Find Hundreds of Extra Dollars Each Month and Revive Your Family’s Budget
Are you feeling the pressure of a landslide of bills and monthly commitments? With the current uncertainty of the US economy and the depressed housing market, it may be in your best interest to see if you qualify for a refinance of your existing home. Rates for qualified borrowers are the lowest they have been in several decades*. (*as of December 2008)
Refinancing your mortgage, your largest monthly expenditure, could put you on a path towards a much healthier household financial picture. Once you have closed on your new home loan, you can make a plan to begin paying off debts in an organized fashion.
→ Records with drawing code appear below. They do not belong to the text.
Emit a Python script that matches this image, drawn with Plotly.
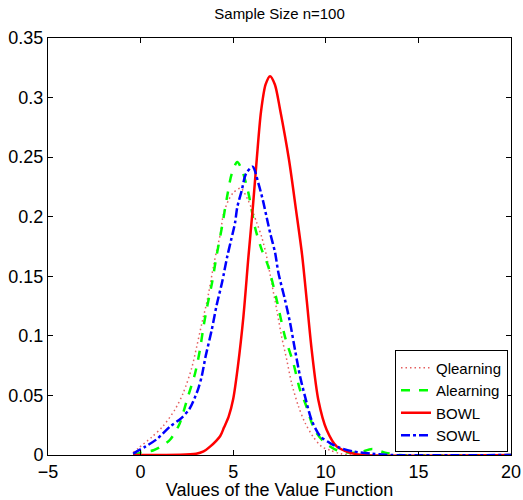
import plotly.graph_objects as go

# Qlearning (red dotted)
q_x = [-0.4, -0.1, 0.6, 1.2, 1.85, 2.3, 2.76, 3.03, 3.3, 3.6, 3.93, 4.11, 4.3, 4.47, 4.75, 5.0, 5.4, 5.8, 6.27, 6.54, 6.8, 7.08, 7.35, 7.62, 7.89, 8.16, 8.52, 8.88, 9.33, 9.78, 10.23, 10.8, 11.5, 20.0]
q_y = [0.002, 0.006, 0.015, 0.024, 0.038, 0.052, 0.073, 0.091, 0.110, 0.130, 0.158, 0.172, 0.185, 0.202, 0.214, 0.220, 0.224, 0.214, 0.195, 0.183, 0.167, 0.144, 0.122, 0.099, 0.080, 0.060, 0.041, 0.027, 0.015, 0.007, 0.004, 0.001, 0.0, 0.0]

# Alearning (green dashed)
a_x = [-0.4, 0.0, 0.7, 1.2, 1.6, 2.1, 2.5, 2.95, 3.2, 3.4, 3.6, 3.85, 4.1, 4.4, 4.65, 4.92, 5.22, 5.5, 5.82, 6.18, 6.5, 6.9, 7.35, 7.8, 8.25, 8.6, 8.9, 9.4, 9.9, 10.6, 11.3, 11.8, 12.5, 13.2, 14.0, 20.0]
a_y = [0.0, 0.002, 0.004, 0.008, 0.013, 0.026, 0.046, 0.069, 0.088, 0.108, 0.125, 0.144, 0.167, 0.192, 0.215, 0.236, 0.246, 0.238, 0.220, 0.191, 0.174, 0.158, 0.130, 0.099, 0.077, 0.055, 0.043, 0.021, 0.011, 0.004, 0.002, 0.002, 0.005, 0.002, 0.0, 0.0]

# BOWL (red solid)
b_x = [-0.4, 3.0, 3.4, 3.75, 4.3, 4.5, 4.75, 5.0, 5.25, 5.55, 5.82, 6.05, 6.27, 6.5, 6.75, 6.99, 7.25, 7.53, 8.01, 8.39, 8.72, 8.97, 9.24, 9.6, 10.05, 10.6, 11.3, 12.0, 20.0]
b_y = [0.0, 0.001, 0.003, 0.007, 0.016, 0.023, 0.032, 0.047, 0.074, 0.116, 0.166, 0.206, 0.248, 0.288, 0.311, 0.318, 0.311, 0.290, 0.248, 0.206, 0.168, 0.130, 0.088, 0.046, 0.021, 0.007, 0.002, 0.0, 0.0]

# SOWL (blue dash-dot)
s_x = [-0.4, -0.2, 0.25, 0.85, 1.6, 2.2, 2.65, 2.95, 3.12, 3.3, 3.5, 3.84, 4.11, 4.4, 4.67, 4.88, 5.1, 5.22, 5.46, 5.69, 6.05, 6.36, 6.6, 6.8, 7.0, 7.26, 7.44, 7.8, 8.07, 8.34, 8.61, 8.88, 9.24, 9.69, 10.23, 10.77, 11.5, 12.5, 13.5, 20.0]
s_y = [0.001, 0.003, 0.007, 0.013, 0.024, 0.031, 0.039, 0.049, 0.056, 0.066, 0.082, 0.105, 0.126, 0.145, 0.166, 0.180, 0.195, 0.208, 0.222, 0.236, 0.242, 0.228, 0.214, 0.200, 0.186, 0.170, 0.153, 0.130, 0.111, 0.088, 0.066, 0.049, 0.029, 0.016, 0.010, 0.006, 0.003, 0.001, 0.0, 0.0]

x_ticks = [-5, 0, 5, 10, 15, 20]
y_ticks = [0, 0.05, 0.1, 0.15, 0.2, 0.25, 0.3, 0.35]

FONT = "Liberation Sans, Arial, Helvetica, sans-serif"

fig = go.Figure()
fig.add_trace(go.Scatter(x=q_x, y=q_y, name="Qlearning", mode="lines",
                         line=dict(color="rgb(228,95,95)", width=1.5, dash="1.5px,3px", shape="spline", smoothing=0.8)))
fig.add_trace(go.Scatter(x=a_x, y=a_y, name="Alearning", mode="lines",
                         line=dict(color="rgb(0,255,0)", width=2.5, dash="dash", shape="spline", smoothing=0.8)))
fig.add_trace(go.Scatter(x=b_x, y=b_y, name="BOWL", mode="lines",
                         line=dict(color="rgb(255,0,0)", width=2.5, shape="spline", smoothing=0.8)))
fig.add_trace(go.Scatter(x=s_x, y=s_y, name="SOWL", mode="lines",
                         line=dict(color="rgb(0,0,255)", width=2.5, dash="dashdot", shape="spline", smoothing=0.8)))

fig.update_layout(
    width=523, height=500,
    margin=dict(l=48, r=12, t=38, b=45),
    paper_bgcolor="white", plot_bgcolor="white",
    font=dict(family=FONT, size=18, color="black"),
    title=dict(text="Sample Size n=100", x=0.5345, xanchor="center", y=0.972, yanchor="middle",
               font=dict(size=15, family=FONT, color="black")),
    legend=dict(x=0.9935, y=0.006, xanchor="right", yanchor="bottom",
                bgcolor="white", bordercolor="black", borderwidth=1,
                font=dict(size=15, family=FONT, color="black"),
                tracegroupgap=0, itemwidth=30),
    showlegend=True,
)
fig.update_xaxes(range=[-5, 20], tickvals=x_ticks, ticks="inside", ticklen=5, tickcolor="black",
                 showline=True, linecolor="black", linewidth=1, mirror="ticks",
                 showgrid=False, zeroline=False, tickfont=dict(size=18), automargin=False,
                 title=dict(text="Values of the Value Function", font=dict(size=18), standoff=2))
fig.update_yaxes(range=[0, 0.35], tickvals=y_ticks, ticks="inside", ticklen=5, tickcolor="black",
                 showline=True, linecolor="black", linewidth=1, mirror="ticks",
                 showgrid=False, zeroline=False, tickfont=dict(size=18), automargin=False)

fig.write_html("out.html", config={"displayModeBar": False},
               post_script="document.body.style.margin='0px'; document.body.style.overflow='hidden';")
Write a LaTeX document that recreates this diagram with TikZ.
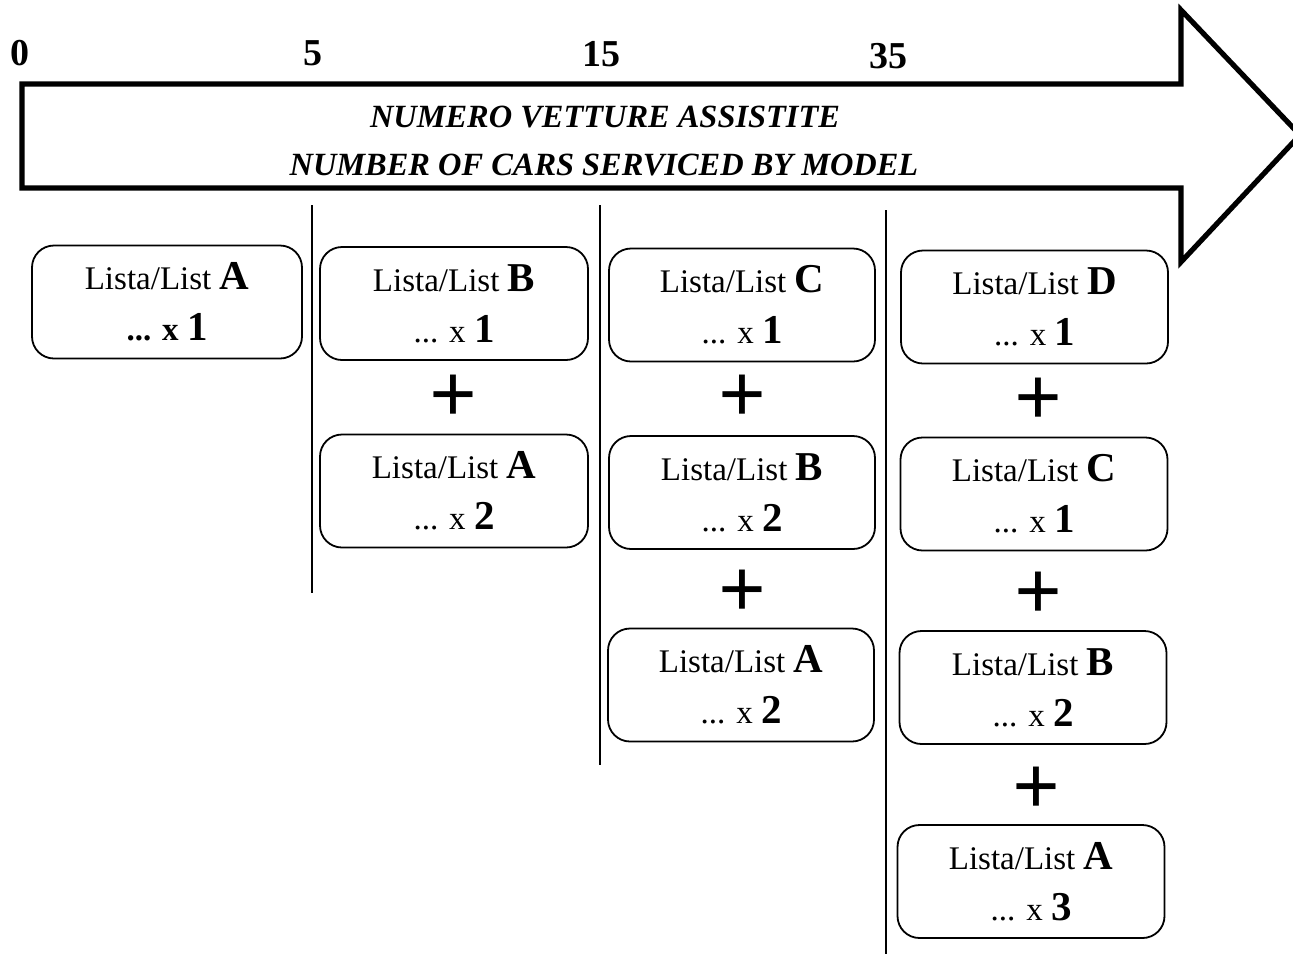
\documentclass[tikz,border=0pt]{standalone}
\usepackage{fontspec}
\setmainfont{Liberation Serif}
\newcommand{\lstletter}[1]{{\fontsize{20.5}{20}\selectfont\bfseries #1}}
\begin{document}
\begin{tikzpicture}[x=0.5pt,y=-0.5pt,
  lbox/.style={draw, line width=0.9pt, rounded corners=11pt, minimum width=134pt,
    minimum height=56.5pt, inner sep=0pt, align=center,
    font=\fontsize{16.5}{25.5}\selectfont},
  plussign/.style={inner sep=0pt, font=\fontsize{42}{42}\selectfont\bfseries},
  tick/.style={inner sep=0pt, font=\fontsize{19}{20}\selectfont\bfseries},
  ttl/.style={inner sep=0pt, font=\fontsize{16.2}{20}\selectfont\bfseries\itshape},
  sep/.style={line width=1pt}]
\useasboundingbox (0,0) rectangle (1293,954);
% arrow
\draw[line width=2.6pt, line join=miter] (22,84) -- (1181,84) -- (1181,10) -- (1300,135)
  -- (1181,262) -- (1181,188) -- (22,188) -- cycle;
% scale labels
\node[tick] (t0) at (20,53) {0};
\node[tick] (t5) at (313,53) {5};
\node[tick] (t15) at (601,54) {15};
\node[tick] (t35) at (888,56) {35};
\node[ttl] (title1) at (605,117) {NUMERO VETTURE ASSISTITE};
\node[ttl] (title2) at (604,165) {NUMBER OF CARS SERVICED BY MODEL};
% separators
\coordinate (s1a) at (312,205); \coordinate (s1b) at (312,593);
\coordinate (s2a) at (600,205); \coordinate (s2b) at (600,765);
\coordinate (s3a) at (886,210); \coordinate (s3b) at (886,954);
\draw[sep] (s1a) -- (s1b);
\draw[sep] (s2a) -- (s2b);
\draw[sep] (s3a) -- (s3b);
% column 1
\node[lbox, minimum width=135pt] (a1) at (167,302) {Lista/List \lstletter{A}\\{\bfseries ... x} \lstletter{1}};
% column 2
\node[lbox] (b2) at (454,303.5) {Lista/List \lstletter{B}\\... x \lstletter{1}};
\node[plussign] (p21) at (453,399) {+};
\node[lbox] (a2) at (454,491) {Lista/List \lstletter{A}\\... x \lstletter{2}};
% column 3
\node[lbox, minimum width=133pt] (c3) at (742,305) {Lista/List \lstletter{C}\\... x \lstletter{1}};
\node[plussign] (p31) at (742,399) {+};
\node[lbox, minimum width=133pt] (b3) at (742,492.5) {Lista/List \lstletter{B}\\... x \lstletter{2}};
\node[plussign] (p32) at (742,594) {+};
\node[lbox, minimum width=133pt] (a3) at (741,685) {Lista/List \lstletter{A}\\... x \lstletter{2}};
% column 4
\node[lbox, minimum width=133.5pt] (d4) at (1034.5,307) {Lista/List \lstletter{D}\\... x \lstletter{1}};
\node[plussign] (p41) at (1038,402) {+};
\node[lbox, minimum width=133.5pt] (c4) at (1034,494) {Lista/List \lstletter{C}\\... x \lstletter{1}};
\node[plussign] (p42) at (1038,596) {+};
\node[lbox, minimum width=133.5pt] (b4) at (1033,687.5) {Lista/List \lstletter{B}\\... x \lstletter{2}};
\node[plussign] (p43) at (1036,791) {+};
\node[lbox, minimum width=133.5pt] (a4) at (1031,881.5) {Lista/List \lstletter{A}\\... x \lstletter{3}};
\end{tikzpicture}
\end{document}
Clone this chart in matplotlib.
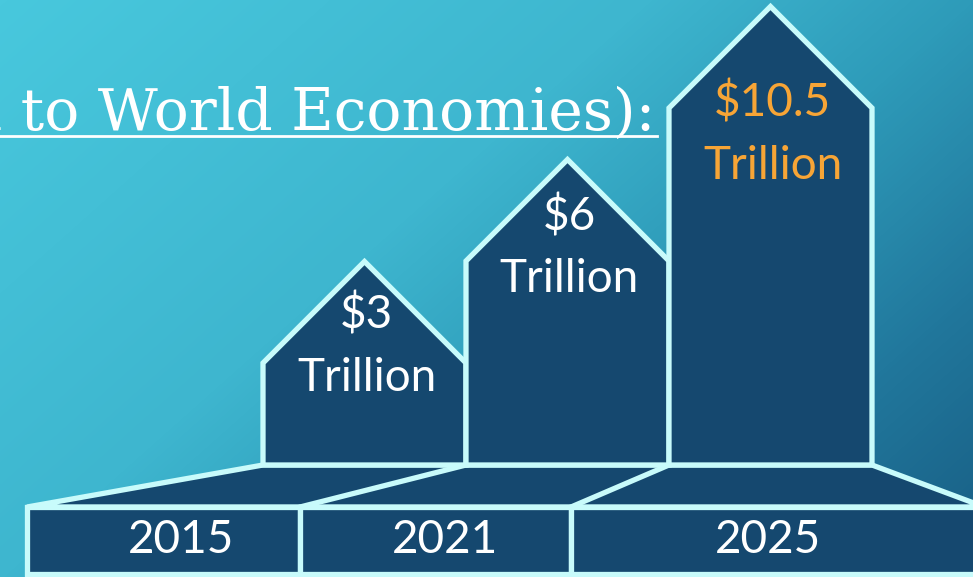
import numpy as np
import matplotlib.pyplot as plt
from matplotlib.colors import LinearSegmentedColormap
from matplotlib.patches import Polygon

# values in trillions of dollars
years = ['2015', '2021', '2025']
values = [3, 6, 10.5]
value_text = ['$3', '$6', '$10.5']
label_colors = ['white', 'white', '#f7a536']

W, H = 973, 577
BASE = 465          # pixel row of the house floors
PX_PER_T = 34.0     # pixels per trillion for the wall height
HOUSE_W = 203
HOUSE_X0 = 263
FRONT_TOP = 507
front_edges = [27, 300, 571, 1000]
year_x = [181, 445, 768]
label_dy = [-48, -45, -5]   # $ line offset from the shoulder line

EDGE = '#c8fbfb'
FILL = '#15486f'
LW = 3.8

fig = plt.figure(figsize=(W / 100, H / 100), dpi=100)
ax = fig.add_axes([0, 0, 1, 1])
ax.set_xlim(0, W)
ax.set_ylim(H, 0)
ax.axis('off')

# background gradient, light top-left to dark bottom-right
yy, xx = np.mgrid[0:H, 0:W]
t = 0.6 * xx / W + 0.4 * yy / H
cmap = LinearSegmentedColormap.from_list('bg', [
    (0.0, '#48c8dd'), (0.4, '#3eb6cf'), (0.6, '#2e9bb9'),
    (0.8, '#21789d'), (1.0, '#185d83')])
ax.imshow(t, cmap=cmap, extent=(0, W, H, 0), aspect='auto', zorder=0)

# title (runs off the left edge)
ax.text(655, 130, '(Contribution to World Economies):', ha='right', va='baseline',
        fontsize=42, color='white', family='DejaVu Serif', zorder=2)
ax.plot([0, 657], [136, 136], color='white', lw=2, zorder=2)

# platform top surface
back_x = [HOUSE_X0 + i * HOUSE_W for i in range(len(values) + 1)]
top_poly = [(front_edges[0], FRONT_TOP), (back_x[0], BASE), (back_x[-1], BASE),
            (back_x[-1] + 150, BASE + 56), (W + 40, FRONT_TOP)]
ax.add_patch(Polygon(top_poly, closed=True, fc=FILL, ec=EDGE, lw=LW, zorder=3))
for bx, fx in zip(back_x[1:-1], front_edges[1:-1]):
    ax.plot([bx, fx], [BASE, FRONT_TOP], color=EDGE, lw=LW, zorder=3,
            solid_capstyle='round')

# front strip with the years
for i, yr in enumerate(years):
    x0, x1 = front_edges[i], front_edges[i + 1]
    ax.add_patch(Polygon([(x0, FRONT_TOP), (x1, FRONT_TOP), (x1, 574), (x0, 574)],
                         closed=True, fc=FILL, ec=EDGE, lw=LW, zorder=4))
    ax.text(year_x[i], 540, yr, ha='center', va='center', fontsize=33,
            color='white', family='Lato', zorder=5)

# houses
for i, v in enumerate(values):
    x0 = back_x[i]
    x1 = x0 + HOUSE_W
    shoulder = BASE - v * PX_PER_T
    peak = shoulder - HOUSE_W / 2
    pts = [(x0, BASE), (x0, shoulder), ((x0 + x1) / 2, peak), (x1, shoulder), (x1, BASE)]
    ax.add_patch(Polygon(pts, closed=True, fc=FILL, ec=EDGE, lw=LW, zorder=6,
                         joinstyle='miter'))
    cx = (x0 + x1) / 2 + 2
    ax.text(cx, shoulder + label_dy[i], value_text[i].replace('$', r'\$'),
            ha='center', va='center', fontsize=33, color=label_colors[i],
            family='Lato', zorder=7)
    ax.text(cx, shoulder + label_dy[i] + 63, 'Trillion', ha='center', va='center',
            fontsize=33, color=label_colors[i], family='Lato', zorder=7)

fig.savefig('out.png', dpi=100)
On paper, project your anticipated personal income over the next 24 months.
Be very realistic. Then list everything that must be paid.
- Include a 10% allowance for items that you cannot even think of right now. List the debts in order of priority; for example, many financial planners recommend that you be in with the highest interest balances.
- Then allocate your money on a fair basis so that each debt receives at least some payment. Set a target payoff date for each debt.
- Next, consider where you might reduce your family’s living costs. Debt reduction always requires some sacrifice.
- Can the grocery bill be reduced by taking advantage of more sales?
- Can you eat more meals at home, instead of spending for fast foods?
- Can your living standard be reduced?
- Can some luxury items be cut? (for example: Cable TV, cell phone usage)
- Certain expenses can be moved from the “necessities” column to the “luxuries” column.
- Once you have a plan worked out on paper, discuss it with your family.
- Also, speak with your bank loan officer. You may qualify for a debt consolidation loan. If so, be sure to consider the interest rate and the length of time over which the consolidated debt is to be repaid. It will usually mean smaller payments over a longer period of time. But do not be tempted to use the debt consolidation to borrow more money.